§ GIVEN RECORDS
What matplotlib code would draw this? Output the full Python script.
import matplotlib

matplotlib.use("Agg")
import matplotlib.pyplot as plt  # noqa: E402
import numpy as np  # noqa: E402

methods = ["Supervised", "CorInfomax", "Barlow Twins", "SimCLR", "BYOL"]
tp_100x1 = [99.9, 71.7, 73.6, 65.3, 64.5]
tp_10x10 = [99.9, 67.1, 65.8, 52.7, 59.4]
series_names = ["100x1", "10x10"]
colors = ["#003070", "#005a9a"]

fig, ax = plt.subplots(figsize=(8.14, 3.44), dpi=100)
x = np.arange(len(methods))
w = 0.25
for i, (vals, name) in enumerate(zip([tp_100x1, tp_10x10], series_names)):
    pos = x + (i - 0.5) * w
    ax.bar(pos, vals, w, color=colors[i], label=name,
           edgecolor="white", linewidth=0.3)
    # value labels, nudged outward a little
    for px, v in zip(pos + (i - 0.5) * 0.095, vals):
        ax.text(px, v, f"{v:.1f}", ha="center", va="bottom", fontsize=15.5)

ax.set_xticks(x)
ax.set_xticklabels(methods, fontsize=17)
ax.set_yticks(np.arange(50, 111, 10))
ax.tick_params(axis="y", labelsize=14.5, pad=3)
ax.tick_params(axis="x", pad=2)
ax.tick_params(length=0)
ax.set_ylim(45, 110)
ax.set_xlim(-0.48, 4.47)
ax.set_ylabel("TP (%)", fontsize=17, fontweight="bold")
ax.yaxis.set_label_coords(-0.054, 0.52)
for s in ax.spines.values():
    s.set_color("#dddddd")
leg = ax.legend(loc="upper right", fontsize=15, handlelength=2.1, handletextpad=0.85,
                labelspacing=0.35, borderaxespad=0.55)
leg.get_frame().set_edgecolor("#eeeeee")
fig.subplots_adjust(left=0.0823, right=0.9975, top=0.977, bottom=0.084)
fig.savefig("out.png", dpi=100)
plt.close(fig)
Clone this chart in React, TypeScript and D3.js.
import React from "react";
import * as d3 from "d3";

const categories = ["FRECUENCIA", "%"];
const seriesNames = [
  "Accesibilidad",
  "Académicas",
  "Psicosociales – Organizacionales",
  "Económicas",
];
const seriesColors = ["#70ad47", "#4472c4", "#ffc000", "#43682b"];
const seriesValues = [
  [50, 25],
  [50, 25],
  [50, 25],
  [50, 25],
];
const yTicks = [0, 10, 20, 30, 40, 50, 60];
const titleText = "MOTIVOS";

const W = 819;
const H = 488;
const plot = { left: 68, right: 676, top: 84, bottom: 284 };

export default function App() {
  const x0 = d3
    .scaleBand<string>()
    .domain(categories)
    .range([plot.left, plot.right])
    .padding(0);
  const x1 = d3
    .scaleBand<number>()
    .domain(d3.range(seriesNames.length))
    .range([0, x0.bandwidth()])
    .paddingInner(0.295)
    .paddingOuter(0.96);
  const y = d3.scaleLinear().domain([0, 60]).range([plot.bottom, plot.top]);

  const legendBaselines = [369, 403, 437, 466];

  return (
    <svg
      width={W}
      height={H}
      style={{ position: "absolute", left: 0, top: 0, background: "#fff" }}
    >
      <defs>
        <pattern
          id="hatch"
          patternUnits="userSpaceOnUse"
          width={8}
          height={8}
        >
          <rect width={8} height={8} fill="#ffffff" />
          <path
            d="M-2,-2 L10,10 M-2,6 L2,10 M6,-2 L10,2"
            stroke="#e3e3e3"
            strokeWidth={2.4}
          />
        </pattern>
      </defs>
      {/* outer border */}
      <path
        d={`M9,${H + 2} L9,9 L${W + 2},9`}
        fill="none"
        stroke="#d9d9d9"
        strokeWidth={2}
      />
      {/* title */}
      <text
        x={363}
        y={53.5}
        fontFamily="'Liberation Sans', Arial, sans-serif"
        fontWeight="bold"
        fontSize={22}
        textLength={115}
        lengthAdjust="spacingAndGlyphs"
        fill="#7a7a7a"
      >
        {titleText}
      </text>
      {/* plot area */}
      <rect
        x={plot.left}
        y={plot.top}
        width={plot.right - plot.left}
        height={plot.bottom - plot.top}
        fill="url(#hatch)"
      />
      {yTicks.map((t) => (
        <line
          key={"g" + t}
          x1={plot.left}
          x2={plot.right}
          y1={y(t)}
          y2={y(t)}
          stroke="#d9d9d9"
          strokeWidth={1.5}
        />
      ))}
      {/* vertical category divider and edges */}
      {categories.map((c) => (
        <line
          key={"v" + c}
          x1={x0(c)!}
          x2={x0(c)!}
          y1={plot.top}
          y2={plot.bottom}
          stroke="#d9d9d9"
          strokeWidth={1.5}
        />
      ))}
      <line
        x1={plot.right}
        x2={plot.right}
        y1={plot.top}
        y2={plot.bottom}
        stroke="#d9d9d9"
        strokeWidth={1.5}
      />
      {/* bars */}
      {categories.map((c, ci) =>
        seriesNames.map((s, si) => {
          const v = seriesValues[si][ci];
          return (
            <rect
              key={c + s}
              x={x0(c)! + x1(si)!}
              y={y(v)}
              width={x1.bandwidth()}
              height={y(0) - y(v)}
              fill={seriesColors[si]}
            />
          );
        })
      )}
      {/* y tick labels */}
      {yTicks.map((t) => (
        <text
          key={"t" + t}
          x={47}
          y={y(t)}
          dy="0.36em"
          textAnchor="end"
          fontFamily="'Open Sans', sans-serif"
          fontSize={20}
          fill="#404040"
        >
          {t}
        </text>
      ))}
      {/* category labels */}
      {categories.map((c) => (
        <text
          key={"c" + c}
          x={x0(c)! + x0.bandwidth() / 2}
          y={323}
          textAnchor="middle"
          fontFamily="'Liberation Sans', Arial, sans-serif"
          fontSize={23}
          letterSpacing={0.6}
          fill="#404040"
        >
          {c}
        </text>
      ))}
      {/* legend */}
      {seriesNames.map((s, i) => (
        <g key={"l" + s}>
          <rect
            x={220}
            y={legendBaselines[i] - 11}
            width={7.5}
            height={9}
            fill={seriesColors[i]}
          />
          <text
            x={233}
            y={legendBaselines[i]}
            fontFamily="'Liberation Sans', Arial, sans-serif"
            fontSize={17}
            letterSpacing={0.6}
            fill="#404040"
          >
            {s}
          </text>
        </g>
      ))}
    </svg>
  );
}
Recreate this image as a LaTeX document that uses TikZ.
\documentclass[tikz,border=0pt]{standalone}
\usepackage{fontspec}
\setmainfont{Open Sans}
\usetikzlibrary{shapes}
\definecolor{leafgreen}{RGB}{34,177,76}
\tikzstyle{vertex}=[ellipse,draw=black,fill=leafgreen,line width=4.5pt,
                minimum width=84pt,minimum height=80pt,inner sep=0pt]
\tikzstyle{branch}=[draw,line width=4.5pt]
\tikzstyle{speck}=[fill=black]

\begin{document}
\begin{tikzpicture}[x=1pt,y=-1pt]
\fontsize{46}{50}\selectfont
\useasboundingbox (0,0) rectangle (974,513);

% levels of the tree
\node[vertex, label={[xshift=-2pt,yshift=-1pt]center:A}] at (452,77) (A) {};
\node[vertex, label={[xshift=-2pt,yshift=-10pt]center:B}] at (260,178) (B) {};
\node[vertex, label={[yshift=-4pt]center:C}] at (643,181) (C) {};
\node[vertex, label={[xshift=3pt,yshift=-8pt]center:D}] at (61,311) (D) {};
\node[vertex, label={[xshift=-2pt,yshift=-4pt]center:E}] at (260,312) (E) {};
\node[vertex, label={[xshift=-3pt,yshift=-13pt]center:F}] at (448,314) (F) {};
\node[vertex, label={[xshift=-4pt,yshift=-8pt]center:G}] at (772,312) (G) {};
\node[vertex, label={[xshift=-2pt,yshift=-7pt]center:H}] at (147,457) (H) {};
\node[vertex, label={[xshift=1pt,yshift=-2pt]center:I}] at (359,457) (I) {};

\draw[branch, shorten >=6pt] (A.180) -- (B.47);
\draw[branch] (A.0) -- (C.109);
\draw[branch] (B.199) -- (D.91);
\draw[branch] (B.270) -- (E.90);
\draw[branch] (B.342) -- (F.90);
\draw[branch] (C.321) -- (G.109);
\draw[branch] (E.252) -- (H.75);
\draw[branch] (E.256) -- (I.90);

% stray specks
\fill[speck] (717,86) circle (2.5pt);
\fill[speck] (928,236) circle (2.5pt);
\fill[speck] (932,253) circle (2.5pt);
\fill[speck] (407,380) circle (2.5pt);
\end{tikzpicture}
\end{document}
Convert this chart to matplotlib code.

§ EXERCISE TASK
Write out the listing's lines exactly, from its first line through the line that contains "import numpy as", and stop there.

§ RESPONSE TO THIS EXERCISE
What matplotlib code would draw this? Output the full Python script.
import matplotlib

matplotlib.use("Agg")
import matplotlib.pyplot as plt  # noqa: E402
import numpy as np  # noqa: E402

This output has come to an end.